In a more subtle way, the Domestic Security Enhancement Act would violate the First Amendment as well, by abridging Americans' right to political expression. Making even lawful support of a group considered to be a terrorist organization punishable by the loss of citizenship, the government is indicating that previously legitimate involvement in political affairs is a crime.

Terrorism should clearly be illegal, but currently the definition of "suspected terrorist" is so vague that this new law would be incredibly easy to abuse. One example that comes to mind is the Earth Liberation Front, a group which has been labeled terrorist, though it has never caused any deaths, because it has repeatedly destroyed private property. This group is an offshoot of Earth First!, a radical but non-violent and legitimate organization. It is feasible that, under this law, members of Earth First! opposed to Bush's plan could be blamed for the Earth Liberation Front's "terrorist acts," and therefore have their citizenship taken and risk deportation, since they are a "threat to our…economic interests."

Throughout American history, important social movements have had violent and even terrorist fringes. Anarchists affiliated with the labor movement set off a bomb at Haymarket Square in the beginning of the century, the Weathermen, a group opposed to the Vietnam War, blew up a building at the University of Wisconsin, and members of the Black Panther Party supposedly planned to assassinate Lady Bird Johnson. These acts did not make the labor, anti-war, or civil rights movements they were associated with any less legitimate, yet if this law were in place when they occurred, it is easy to see a nervous government deporting the legitimate leaders of those movements. By having the power to decide who is and who isn't a terrorist, the government will basically have the power to decide which groups and social movements it will allow to exist and which it won't, moving us even closer to being the type of repressive, authoritarian society we pretend to decry.

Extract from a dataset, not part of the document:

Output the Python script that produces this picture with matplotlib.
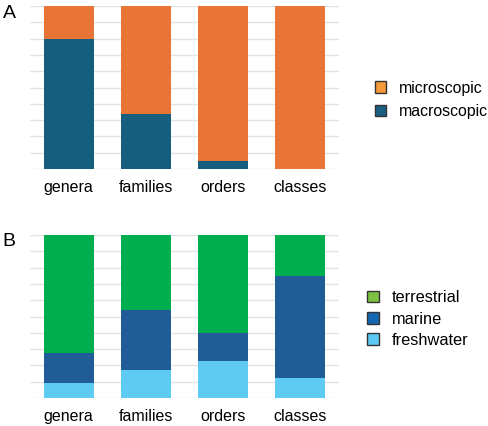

When the Patriot Act was introduced after September 11 resistance to it was nearly non-existent. Now many people are beginning to realize how many of our civil liberties were lost with the passage of that act. And the Bush Administration is currently pressing for legislation involving even greater violations of basic rights. So far, there has been minimal coverage of this legislation in the mainstream media; yet despite this fact, a movement resisting the act and other encroachments on the Bill of Rights has begun. One of the most impressive aspects of this movement is that it is uniting liberals and conservatives, people from across the political spectrum, against what increasing numbers of Americans see as a power mad administration. The question is whether this opposition will continue to grow as we go to war with Iraq and Bush steps up his message of "you're either with us or against us." It's easy to imagine a Congress that is even more in line with the President than the one that passed the Patriot Act, thus giving him unlimited power to attack Iraq in a frightening and undemocratic act of legislation.

It is our duty to remain informed, and when the Domestic Security Enhancement Act is quietly introduced in Congress, we must create an uproar, by sending letters and e-mails and flooding Congressional phone lines, in order to show that we will not allow any further erosion of our rights.